John Naisbitt, Megatrends*

The 4 Value Propositions of Human Business

  1. We delight our customers.
  2. We trust, respect and care for our employees. Together we are building a "Happy Workplace".
  3. We generate and secure sustainable business value.
  4. We are constantly improving ourselves..

Each of these value propositions by itself is precious and can make a difference. But only when we realize them together, can they unfold their full magic.

Values and principles form the basis of Human Business. They allow an infinite variety of practices.

The 10 Design Principles For Human Business

1. Human Business is holistic and human-centered, i.e., it focuses on serving and delighting its customers, workforce, business, and society.

2. The purpose of Human Business is to generate sustainable value for its customers, workforce, business, and society.

3. Human Business promotes diversity, gender equality and inclusion in the workforce, reflecting an open society.

4. Human Business advocates cross-functional and self-organizing teams.

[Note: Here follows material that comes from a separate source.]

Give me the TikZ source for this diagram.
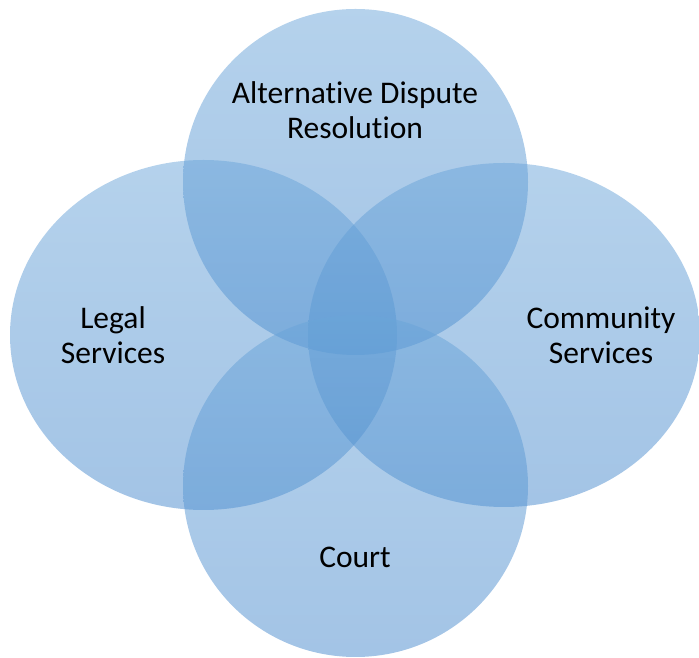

5. Human Business trusts, respects and treats employees as human beings whose creativity and potential can be unfolded. It promotes employee and leadership development and practices employee empowerment.

6. Human Business understands joy as a driver of business and daily work.

7. Human Business cultivates open and learning organizations that embrace change and thrive for continuous self-improvement of products and services, processes, and people.

8. Human Business provides and shares guidance for responding to rapid change in business and society.

9. Human Business understands profits as a means to fulfill its business purpose; i.e., human business is purpose-driven and not profit-driven.

10. Human Business advocates a circular (vs. a linear) economy, in which we keep resources in use for as long as possible, extract the maximum value from them whilst in use, then recover and regenerate products and materials at the end of each service life.

* Quoted in Sheridan, R. (2015). Joy, Inc.: How We Built a Workplace People Love. New York: Portfolio / Penguin.